# [Collected data]
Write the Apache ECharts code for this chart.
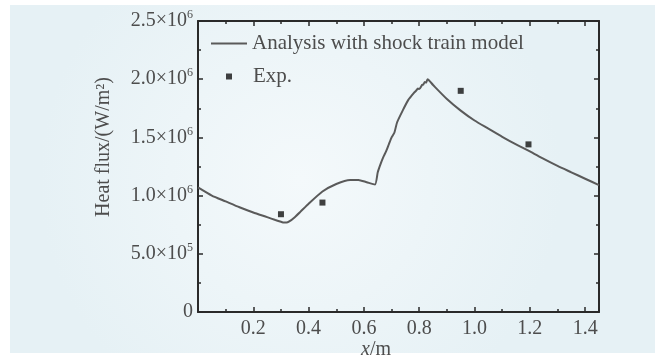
<!DOCTYPE html>
<html>
<head>
<meta charset="utf-8">
<title>Heat flux</title>
<script src="https://cdn.jsdelivr.net/npm/echarts@6.0.0/dist/echarts.min.js"></script>
<style>
  html, body { margin: 0; padding: 0; background: #fff; }
  #main { width: 668px; height: 360px; }
</style>
</head>
<body>
<div id="main"></div>
<script>
// 模型计算曲线 (x/m, W/m2)
const modelX = [0, 0.05, 0.10, 0.15, 0.20, 0.25, 0.28, 0.30, 0.31, 0.32, 0.33, 0.35, 0.37, 0.40, 0.45, 0.50, 0.55, 0.58, 0.61, 0.64,
  0.65, 0.66, 0.67, 0.68, 0.69, 0.70, 0.71, 0.72, 0.74, 0.76, 0.78, 0.79, 0.795, 0.80, 0.81, 0.815, 0.82, 0.825, 0.83,
  0.85, 0.90, 0.95, 1.00, 1.05, 1.10, 1.15, 1.20, 1.25, 1.30, 1.35, 1.40, 1.45];
const modelFlux = [1.07e6, 1.00e6, 0.95e6, 0.90e6, 0.855e6, 0.815e6, 0.79e6, 0.775e6, 0.768e6, 0.768e6, 0.778e6, 0.815e6, 0.86e6, 0.93e6, 1.035e6, 1.10e6, 1.135e6, 1.135e6, 1.115e6, 1.095e6,
  1.20e6, 1.27e6, 1.33e6, 1.38e6, 1.44e6, 1.50e6, 1.54e6, 1.63e6, 1.73e6, 1.82e6, 1.88e6, 1.905e6, 1.92e6, 1.915e6, 1.95e6, 1.955e6, 1.975e6, 1.97e6, 2.00e6,
  1.95e6, 1.83e6, 1.73e6, 1.645e6, 1.575e6, 1.505e6, 1.44e6, 1.38e6, 1.315e6, 1.255e6, 1.20e6, 1.145e6, 1.09e6];
// 实验点
const expX = [0.30, 0.45, 0.95, 1.195];
const expFlux = [0.84e6, 0.94e6, 1.90e6, 1.44e6];

const seriesNames = ['Analysis with shock train model', 'Exp.'];
const FONT = '"Liberation Serif", "Times New Roman", serif';
const TXT = '#4d4d4d';

let myChart = echarts.init(document.getElementById('main'));

function yLabel(v) {
  if (v === 0) return '0';
  let e = Math.floor(Math.log10(v) + 1e-9);
  let m = v / Math.pow(10, e);
  return m.toFixed(1) + '×10{s|' + e + '}';
}
function xLabel(v) {
  let k = v / 0.2;
  if (v === 0 || Math.abs(k - Math.round(k)) > 1e-6) return '';
  return v.toFixed(1);
}

const axisLine = { show: true, onZero: false, lineStyle: { color: '#2a2a2a', width: 2 } };
const tick = { show: true, inside: true, length: 5, lineStyle: { color: '#2a2a2a', width: 1.5 } };
const minor = { show: true, splitNumber: 2, length: 3, lineStyle: { color: '#2a2a2a', width: 1.5 } };
const legendText = { fontSize: 21, fontFamily: FONT, color: TXT };

myChart.setOption({
  backgroundColor: '#ffffff',
  animation: false,
  textStyle: { fontFamily: FONT },
  grid: { left: 198, right: 69, top: 21, bottom: 48, containLabel: false },
  graphic: [
    {
      type: 'rect', z: -10, silent: true,
      shape: { x: 10, y: 5, width: 645, height: 348 },
      style: {
        fill: new echarts.graphic.RadialGradient(0.45, 0.5, 0.75, [
          { offset: 0, color: '#f4f9fb' },
          { offset: 1, color: '#e6f1f5' }
        ])
      }
    },
    {
      type: 'text', x: 104, y: 147, rotation: Math.PI / 2,
      style: { text: 'Heat flux/(W/m²)', font: '20px ' + FONT, fill: TXT, align: 'center', verticalAlign: 'middle' }
    },
    {
      type: 'text', x: 376, y: 350,
      style: {
        text: '{i|x}/m', font: '20px ' + FONT, fill: TXT, align: 'center', verticalAlign: 'middle',
        rich: { i: { fontStyle: 'italic', fontSize: 20, fontFamily: FONT, fill: TXT } }
      }
    }
  ],
  legend: [
    {
      data: [{ name: seriesNames[0], icon: 'rect' }],
      left: 211, top: 33, padding: 0,
      itemWidth: 36, itemHeight: 2,
      itemStyle: { color: '#5a5a5a' },
      textStyle: legendText
    },
    {
      data: [{ name: seriesNames[1], icon: 'rect' }],
      left: 226, top: 66, padding: 0,
      itemWidth: 6, itemHeight: 6,
      textStyle: Object.assign({ padding: [0, 0, 0, 16] }, legendText)
    }
  ],
  xAxis: [
    {
      type: 'value', position: 'bottom', min: 0, max: 1.45, interval: 0.2,
      axisLine: axisLine, axisTick: tick, minorTick: minor,
      splitLine: { show: false },
      axisLabel: { fontSize: 20, color: TXT, margin: 7, formatter: xLabel, showMaxLabel: false }
    },
    {
      type: 'value', position: 'top', min: 0, max: 1.45, interval: 0.2,
      axisLine: axisLine, axisTick: tick, minorTick: minor,
      splitLine: { show: false }, axisLabel: { show: false }
    }
  ],
  yAxis: [
    {
      type: 'value', position: 'left', min: 0, max: 2.5e6, interval: 5e5,
      axisLine: axisLine, axisTick: tick, minorTick: minor,
      splitLine: { show: false },
      axisLabel: {
        fontSize: 20, color: TXT, margin: 5, formatter: yLabel,
        rich: { s: { fontSize: 12, color: TXT, fontFamily: FONT, padding: [0, 0, 12, 0] } }
      }
    },
    {
      type: 'value', position: 'right', min: 0, max: 2.5e6, interval: 5e5,
      axisLine: axisLine, axisTick: tick, minorTick: minor,
      splitLine: { show: false }, axisLabel: { show: false }
    }
  ],
  series: [
    {
      name: seriesNames[0],
      type: 'line',
      symbol: 'none',
      smooth: 0.2,
      lineStyle: { color: '#5a5a5a', width: 2 },
      itemStyle: { color: '#5a5a5a' },
      data: modelX.map((x, i) => [x, modelFlux[i]])
    },
    {
      name: seriesNames[1],
      type: 'scatter',
      symbol: 'rect',
      symbolSize: 6,
      itemStyle: { color: '#111111' },
      data: expX.map((x, i) => [x, expFlux[i]])
    }
  ]
});
</script>
</body>
</html>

# [Written task]
Copy the listing over exactly, skipping the pictures it holds.

# [The output]
Write the Apache ECharts code for this chart.
<!DOCTYPE html>
<html>
<head>
<meta charset="utf-8">
<title>Heat flux</title>
<script src="https://cdn.jsdelivr.net/npm/echarts@6.0.0/dist/echarts.min.js"></script>
<style>
  html, body { margin: 0; padding: 0; background: #fff; }
  #main { width: 668px; height: 360px; }
</style>
</head>
<body>
<div id="main"></div>
<script>
// 模型计算曲线 (x/m, W/m2)
const modelX = [0, 0.05, 0.10, 0.15, 0.20, 0.25, 0.28, 0.30, 0.31, 0.32, 0.33, 0.35, 0.37, 0.40, 0.45, 0.50, 0.55, 0.58, 0.61, 0.64,
  0.65, 0.66, 0.67, 0.68, 0.69, 0.70, 0.71, 0.72, 0.74, 0.76, 0.78, 0.79, 0.795, 0.80, 0.81, 0.815, 0.82, 0.825, 0.83,
  0.85, 0.90, 0.95, 1.00, 1.05, 1.10, 1.15, 1.20, 1.25, 1.30, 1.35, 1.40, 1.45];
const modelFlux = [1.07e6, 1.00e6, 0.95e6, 0.90e6, 0.855e6, 0.815e6, 0.79e6, 0.775e6, 0.768e6, 0.768e6, 0.778e6, 0.815e6, 0.86e6, 0.93e6, 1.035e6, 1.10e6, 1.135e6, 1.135e6, 1.115e6, 1.095e6,
  1.20e6, 1.27e6, 1.33e6, 1.38e6, 1.44e6, 1.50e6, 1.54e6, 1.63e6, 1.73e6, 1.82e6, 1.88e6, 1.905e6, 1.92e6, 1.915e6, 1.95e6, 1.955e6, 1.975e6, 1.97e6, 2.00e6,
  1.95e6, 1.83e6, 1.73e6, 1.645e6, 1.575e6, 1.505e6, 1.44e6, 1.38e6, 1.315e6, 1.255e6, 1.20e6, 1.145e6, 1.09e6];
// 实验点
const expX = [0.30, 0.45, 0.95, 1.195];
const expFlux = [0.84e6, 0.94e6, 1.90e6, 1.44e6];

const seriesNames = ['Analysis with shock train model', 'Exp.'];
const FONT = '"Liberation Serif", "Times New Roman", serif';
const TXT = '#4d4d4d';

let myChart = echarts.init(document.getElementById('main'));

function yLabel(v) {
  if (v === 0) return '0';
  let e = Math.floor(Math.log10(v) + 1e-9);
  let m = v / Math.pow(10, e);
  return m.toFixed(1) + '×10{s|' + e + '}';
}
function xLabel(v) {
  let k = v / 0.2;
  if (v === 0 || Math.abs(k - Math.round(k)) > 1e-6) return '';
  return v.toFixed(1);
}

const axisLine = { show: true, onZero: false, lineStyle: { color: '#2a2a2a', width: 2 } };
const tick = { show: true, inside: true, length: 5, lineStyle: { color: '#2a2a2a', width: 1.5 } };
const minor = { show: true, splitNumber: 2, length: 3, lineStyle: { color: '#2a2a2a', width: 1.5 } };
const legendText = { fontSize: 21, fontFamily: FONT, color: TXT };

myChart.setOption({
  backgroundColor: '#ffffff',
  animation: false,
  textStyle: { fontFamily: FONT },
  grid: { left: 198, right: 69, top: 21, bottom: 48, containLabel: false },
  graphic: [
    {
      type: 'rect', z: -10, silent: true,
      shape: { x: 10, y: 5, width: 645, height: 348 },
      style: {
        fill: new echarts.graphic.RadialGradient(0.45, 0.5, 0.75, [
          { offset: 0, color: '#f4f9fb' },
          { offset: 1, color: '#e6f1f5' }
        ])
      }
    },
    {
      type: 'text', x: 104, y: 147, rotation: Math.PI / 2,
      style: { text: 'Heat flux/(W/m²)', font: '20px ' + FONT, fill: TXT, align: 'center', verticalAlign: 'middle' }
    },
    {
      type: 'text', x: 376, y: 350,
      style: {
        text: '{i|x}/m', font: '20px ' + FONT, fill: TXT, align: 'center', verticalAlign: 'middle',
        rich: { i: { fontStyle: 'italic', fontSize: 20, fontFamily: FONT, fill: TXT } }
      }
    }
  ],
  legend: [
    {
      data: [{ name: seriesNames[0], icon: 'rect' }],
      left: 211, top: 33, padding: 0,
      itemWidth: 36, itemHeight: 2,
      itemStyle: { color: '#5a5a5a' },
      textStyle: legendText
    },
    {
      data: [{ name: seriesNames[1], icon: 'rect' }],
      left: 226, top: 66, padding: 0,
      itemWidth: 6, itemHeight: 6,
      textStyle: Object.assign({ padding: [0, 0, 0, 16] }, legendText)
    }
  ],
  xAxis: [
    {
      type: 'value', position: 'bottom', min: 0, max: 1.45, interval: 0.2,
      axisLine: axisLine, axisTick: tick, minorTick: minor,
      splitLine: { show: false },
      axisLabel: { fontSize: 20, color: TXT, margin: 7, formatter: xLabel, showMaxLabel: false }
    },
    {
      type: 'value', position: 'top', min: 0, max: 1.45, interval: 0.2,
      axisLine: axisLine, axisTick: tick, minorTick: minor,
      splitLine: { show: false }, axisLabel: { show: false }
    }
  ],
  yAxis: [
    {
      type: 'value', position: 'left', min: 0, max: 2.5e6, interval: 5e5,
      axisLine: axisLine, axisTick: tick, minorTick: minor,
      splitLine: { show: false },
      axisLabel: {
        fontSize: 20, color: TXT, margin: 5, formatter: yLabel,
        rich: { s: { fontSize: 12, color: TXT, fontFamily: FONT, padding: [0, 0, 12, 0] } }
      }
    },
    {
      type: 'value', position: 'right', min: 0, max: 2.5e6, interval: 5e5,
      axisLine: axisLine, axisTick: tick, minorTick: minor,
      splitLine: { show: false }, axisLabel: { show: false }
    }
  ],
  series: [
    {
      name: seriesNames[0],
      type: 'line',
      symbol: 'none',
      smooth: 0.2,
      lineStyle: { color: '#5a5a5a', width: 2 },
      itemStyle: { color: '#5a5a5a' },
      data: modelX.map((x, i) => [x, modelFlux[i]])
    },
    {
      name: seriesNames[1],
      type: 'scatter',
      symbol: 'rect',
      symbolSize: 6,
      itemStyle: { color: '#111111' },
      data: expX.map((x, i) => [x, expFlux[i]])
    }
  ]
});
</script>
</body>
</html>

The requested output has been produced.